I documenti ci mostrano una specifica attenzione, nel territorio ravennate, per i comportamenti e soprattuto l’abbigliamento dei frequentatori di località balneari. Le regole imposte, ai nostri occhi molto restrittive e sproporzionate, raggiungevano un livello di dettaglio davvero strabiliante, arrivando a specificare le misure minime, in centimetri, del costume da bagno. Siamo a cavallo fra gli anni 40 e 50, e non c’è da stupirsi di questa particolare acribia: una corretta prospettiva storica può rimettere al giusto posto quello che oggi può apparirci per lo meno bizzarro.

Non dobbiamo neppure pensare che tali restrizioni fossero interamente dettate dalla legge: l’offesa alla moralità pubblica è formulata, per lo meno nell’ordinamento italiano, in modo da adattarsi naturalmente al mutamento dei comportamenti: dicono i giuristi che si tratta di un criterio storico-statistico e non assoluto. Da un punto di vista giuridico il suo compito non è quello di imporre una certa moralità sessuale su tutta la popolazione, ma solo garantire la libertà di non essere esposti, contro la propria volontà, a qualsiasi comportamento che in quel preciso momento storico potrebbe essere offensivo.

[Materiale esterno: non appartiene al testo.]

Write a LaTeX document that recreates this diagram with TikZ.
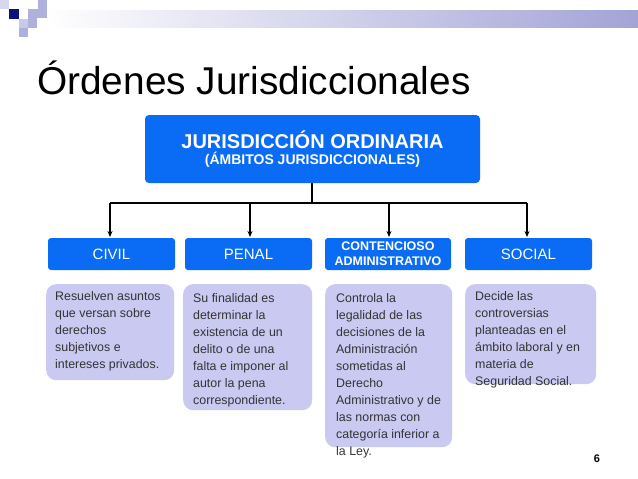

Un elemento da tenere in considerazione, in questo caso come in altre materie di cui era responsabile la Questura, è che questo ufficio, oggi con compiti puramente amministrativo-organizzativi, era prima della riforma del 1981 alle dipendenze più o meno dirette del Prefetto della Provincia, non era quindi raro leggere anche un intento di indirizzo più ampiamente sociale e politico nei suoi procedimenti.